Who are the alternative parties that have smashed Britain’s political duopoly?
One represents voters distraught at what they see to be the two main parties’ drift to the extremes and supports high levels of immigration, aid to poorer countries and a raft of other policies lumped together as socially liberal.
Another speaks for those who are fed up with a political class that is out of touch with the needs of ordinary people, wants to reduce immigration, takes a tough line on law and order and thinks the government has become too much of a nanny state.
Before any Tory or Labour officials panic, these parties are entirely fictional.
As part of a fascinating set of polling this week, Lord Ashcroft asked voters who they would plump for if the list of parties included these hypothetical alternatives (which he calls New Party A and New Party B, respectively). The results are as follows: New Party B topped the poll, with 27 per cent of the vote. New Party A came second, with 24 per cent.
But what is it about these parties that makes them so popular? Is it their ideological positioning? Or is it that they have the huge strategic advantage of not actually existing?
Back in the real world, after all, there is no shortage of smaller parties occupying very similar spaces – and conspicuously failing to bring down the system.
The most telling thing is that when you ask voters how they’d feel about these new parties if they included former Conservative or Labour MPs, the enthusiasm starts to wane.
In fact, the key message of Ashcroft’s polling is quite how widespread, and intense, anti-politics sentiment has become.
Just under half of voters don’t feel that their opinions are represented by any of the current political parties. Only one in three agree that ‘between them the political parties currently represent a very broad range of opinion, so when it comes to elections, I can generally find one to vote for that more or less represents my point of view’.
Conventional wisdom dictates that Westminster is more divided than ever before, with the centre ground of British politics there for the taking. And 41 per cent agree with that view. But almost as many – 38 per cent – think that the parties have become too much alike. Which is a staggering statistic in the age of Jeremy Corbyn.
These voters, it seems, aren’t looking at policies – they’re just furious with the political class as a whole. In focus groups conducted alongside the polling, two descriptors commonly used to describe both main parties were ‘untrustworthy’ and ‘out of touch’.

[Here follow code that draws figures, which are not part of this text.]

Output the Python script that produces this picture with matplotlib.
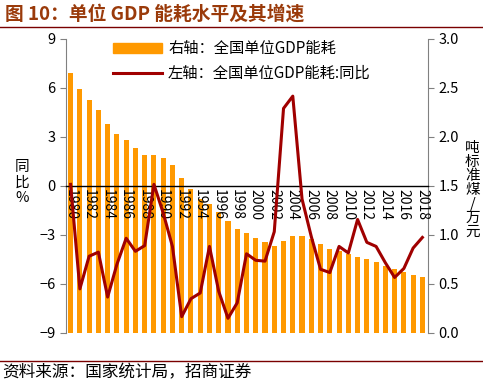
import numpy as np
import matplotlib
matplotlib.use('Agg')
import matplotlib.pyplot as plt
from matplotlib.lines import Line2D
from matplotlib.patches import Patch

plt.rcParams['font.family'] = ['Noto Sans CJK SC', 'DejaVu Sans']

# 年份
years = list(range(1980, 2019))
# 全国单位GDP能耗（吨标准煤/万元，右轴）
energy = [2.65, 2.49, 2.38, 2.28, 2.13, 2.03, 1.97, 1.89, 1.82, 1.82,
          1.79, 1.71, 1.58, 1.47, 1.37, 1.32, 1.23, 1.14, 1.06, 1.02,
          0.97, 0.93, 0.89, 0.94, 0.99, 0.99, 0.96, 0.91, 0.86, 0.84,
          0.81, 0.78, 0.75, 0.72, 0.68, 0.65, 0.62, 0.59, 0.57]
# 同比（%，左轴）
yoy = [0.1, -6.3, -4.3, -4.05, -6.8, -4.8, -3.2, -4.0, -3.65, 0.1,
       -1.65, -3.7, -8.0, -6.9, -6.55, -3.7, -6.45, -8.1, -7.15, -4.15,
       -4.55, -4.6, -2.8, 4.75, 5.5, -0.8, -3.1, -5.1, -5.3, -3.7,
       -4.1, -2.05, -3.45, -3.7, -4.7, -5.6, -5.05, -3.8, -3.15]

bar_color = '#FF9900'
line_color = '#A00000'
title_color = '#9A3A0A'

fig = plt.figure(figsize=(4.83, 3.80), dpi=100)
ax = fig.add_axes([0.1366, 0.1237, 0.7494, 0.7737])
ax2 = ax.twinx()

# 柱子画在右轴，折线画在左轴，折线在上层
ax.set_zorder(ax2.get_zorder() + 1)
ax.patch.set_visible(False)

ax2.bar(years, energy, width=0.55, color=bar_color, zorder=1)
ax2.set_ylim(0, 3.0)
ax2.set_yticks(np.arange(0, 3.01, 0.5))
ax2.set_yticklabels(['%.1f' % v for v in np.arange(0, 3.01, 0.5)], fontsize=10.5)

ax.plot(years, yoy, color=line_color, linewidth=2.2, zorder=3)
ax.set_ylim(-9, 9)
ax.set_yticks(range(-9, 10, 3))
ax.tick_params(axis='y', labelsize=10.5)
ax.set_xlim(1979.5, 2018.6)

# x轴放在0位置
ax.spines['bottom'].set_position(('data', 0))
ax.spines['bottom'].set_color('black')
ax.spines['bottom'].set_linewidth(1.0)
ax.spines['top'].set_visible(False)
ax.spines['right'].set_visible(False)
ax.spines['left'].set_color('#808080')
for s in ['top', 'left', 'bottom']:
    ax2.spines[s].set_visible(False)
ax2.spines['right'].set_color('#808080')

ax.set_xticks(years[::2])
ax.set_xticklabels([str(y) for y in years[::2]], rotation=270, fontsize=10)
ax.tick_params(axis='x', length=0, pad=2)
ax.tick_params(axis='y', colors='#808080', labelcolor='black', length=4)
ax2.tick_params(axis='y', colors='#808080', labelcolor='black', length=4)

fig.text(0.045, 0.52, '同\n比\n%', fontsize=10.5, ha='center', va='center',
         linespacing=1.1)
fig.text(0.978, 0.5, '吨\n标\n准\n煤\n/\n万\n元', fontsize=10.5, ha='center',
         va='center', linespacing=1.0)

handles = [Patch(color=bar_color), Line2D([0], [0], color=line_color, lw=2.2)]
labels = ['右轴：全国单位GDP能耗', '左轴：全国单位GDP能耗:同比']
ax.legend(handles, labels, loc='upper left', bbox_to_anchor=(0.13, 0.995),
          frameon=False, fontsize=11, handlelength=3.2, handleheight=0.6,
          handletextpad=0.4, labelspacing=0.5, borderpad=0, borderaxespad=0)

# 标题与来源
fig.text(0.01, 0.963, '图 10：单位 GDP 能耗水平及其增速', fontsize=13.5,
         fontweight='bold', color=title_color, va='center')
fig.add_artist(Line2D([0, 1], [0.928, 0.928], color='#7A0000', lw=1.0))
fig.add_artist(Line2D([0, 1], [0.05, 0.05], color='#7A0000', lw=1.0))
fig.text(0.005, 0.02, '资料来源：国家统计局，招商证券', fontsize=12, va='center')

fig.savefig('out.png', dpi=100)
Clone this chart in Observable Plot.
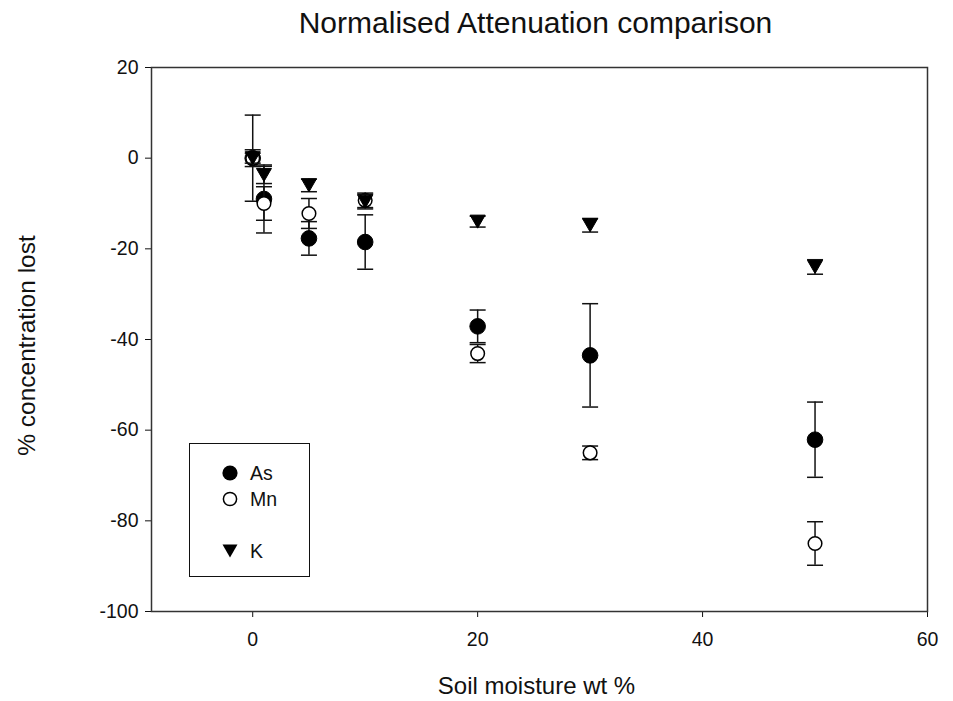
<!DOCTYPE html>
<html>
<head>
<meta charset="utf-8">
<script src="https://cdn.jsdelivr.net/npm/d3@7"></script>
<script src="https://cdn.jsdelivr.net/npm/@observablehq/plot@0.6"></script>
<style>
  html, body { margin: 0; padding: 0; background: #fff; }
  #wrap { position: relative; width: 953px; height: 701px; font-family: Arial, "Liberation Sans", sans-serif; }
  #legend { position: absolute; left: 189px; top: 443px; width: 119px; height: 132px; border: 1.5px solid #111; background: #fff; }
  .li { position: absolute; left: 0; font-size: 19.5px; color: #111; }
  .li svg { position: absolute; left: 31px; top: 0; }
  .li span { position: absolute; left: 60px; top: -2px; }
</style>
</head>
<body>
<div id="wrap"></div>
<script>
// ---- data ----
const moisture = [0, 1, 5, 10, 20, 30, 50];
const asValues = [0, -9, -17.7, -18.5, -37.1, -43.5, -62.1];
const asErrors = [9.5, 7.5, 3.7, 6, 3.6, 11.4, 8.3];
const mnValues = [0, -10, -12.2, -9.3, -43.1, -65, -85];
const mnErrors = [1.85, 3.7, 3.3, 1.6, 2, 1.5, 4.8];
const kValues = [0, -3.7, -6, -9.6, -14, -14.8, -24];
const kErrors = [1.1, 1.9, 1.4, 1.6, 1.2, 1.5, 1.6];
const seriesNames = ["As", "Mn", "K"];
const xTicks = [0, 20, 40, 60];
const yTicks = [20, 0, -20, -40, -60, -80, -100];

const titleText = "Normalised Attenuation comparison";
const xLabel = "Soil moisture wt %";
const yLabel = "% concentration lost";

function table(vals, errs) {
  return moisture.map((x, i) => ({x, y: vals[i], lo: vals[i] - errs[i], hi: vals[i] + errs[i]}));
}
const asData = table(asValues, asErrors);
const mnData = table(mnValues, mnErrors);
const kData = table(kValues, kErrors);

const cap = { draw(ctx) { ctx.moveTo(-8, 0); ctx.lineTo(8, 0); } };
const triDown = { draw(ctx) { ctx.moveTo(-7.5, -6.5); ctx.lineTo(7.5, -6.5); ctx.lineTo(0, 6.5); ctx.closePath(); } };

function errorMarks(data) {
  return [
    Plot.ruleX(data, {x: "x", y1: "lo", y2: "hi", stroke: "#111", strokeWidth: 1.5}),
    Plot.dot(data, {x: "x", y: "lo", symbol: cap, fill: "none", stroke: "#111", strokeWidth: 1.5}),
    Plot.dot(data, {x: "x", y: "hi", symbol: cap, fill: "none", stroke: "#111", strokeWidth: 1.5})
  ];
}

const chart = Plot.plot({
  width: 953,
  height: 701,
  marginLeft: 151,
  marginRight: 26,
  marginTop: 67,
  marginBottom: 90,
  style: {fontFamily: 'Arial, "Liberation Sans", sans-serif', fontSize: "19.5px", color: "#111", background: "#fff"},
  x: {domain: [-9, 60], ticks: xTicks, tickSize: 6, tickPadding: 15, label: null, tickFormat: d => String(d)},
  y: {domain: [-100, 20], ticks: yTicks, tickSize: 6, tickPadding: 7, label: null, tickFormat: d => String(d).replace("−", "-")},
  marks: [
    Plot.frame({stroke: "#333", strokeWidth: 1.5}),
    ...errorMarks(asData),
    Plot.dot(asData, {x: "x", y: "y", r: 7.8, fill: "#000", stroke: "#000", strokeWidth: 1}),
    ...errorMarks(mnData),
    Plot.dot(mnData, {x: "x", y: "y", r: 6.8, fill: "#fff", stroke: "#000", strokeWidth: 1.5}),
    ...errorMarks(kData),
    Plot.dot(kData, {x: "x", y: "y", symbol: triDown, fill: "#000", stroke: "#000", strokeWidth: 1}),
    Plot.text([titleText], {text: d => d, frameAnchor: "top", textAnchor: "middle", lineAnchor: "middle", dy: -44, dx: -4, fontSize: 30, fill: "#111"}),
    Plot.text([xLabel], {text: d => d, frameAnchor: "bottom", textAnchor: "middle", lineAnchor: "middle", dy: 75, dx: -3, fontSize: 24, fill: "#111"}),
    Plot.text([yLabel], {text: d => d, frameAnchor: "left", textAnchor: "middle", lineAnchor: "middle", rotate: -90, dx: -124, dy: 6, fontSize: 24.5, fill: "#111"})
  ]
});

const wrap = document.getElementById("wrap");
wrap.appendChild(chart);

// legend
const legend = document.createElement("div");
legend.id = "legend";
const items = [
  {name: seriesNames[0], top: 20, svg: '<circle cx="9" cy="9" r="7.6" fill="#000"/>'},
  {name: seriesNames[1], top: 46, svg: '<circle cx="9" cy="9" r="6.6" fill="#fff" stroke="#000" stroke-width="1.5"/>'},
  {name: seriesNames[2], top: 98, svg: '<path d="M1.5,2.5 L16.5,2.5 L9,15.5 Z" fill="#000"/>'}
];
for (const it of items) {
  const d = document.createElement("div");
  d.className = "li";
  d.style.top = it.top + "px";
  d.innerHTML = `<svg width="18" height="18">${it.svg}</svg><span>${it.name}</span>`;
  legend.appendChild(d);
}
wrap.appendChild(legend);
</script>
</body>
</html>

Since Ashcroft spoke to voters, Brexit Day has been and gone. That failure to deliver on the referendum verdict in good time will undoubtedly have further consequences for the relationship between voters and their representatives. Anti-politics feeling, in other words, is only going to get worse.
I used to believe – as others have argued on CapX – that the Brexit vote had lanced the boil of populism. Across Europe, populist parties – some more sinister than others – were making devastating inroads. Yet in Britain, it was UKIP that collapsed (and even that version of UKIP was far milder in its rhetoric and policies than many of its insurgent peers).
Yet that view rested on the naive assumption that Westminster would actually manage to deliver Brexit. There is no longer anything inevitable about the UK’s departure from the European Union. And it’s hard to see how the consequence of that broken promise would be anything other than an avalanche of anger – one that would make the last few years look positively sedate.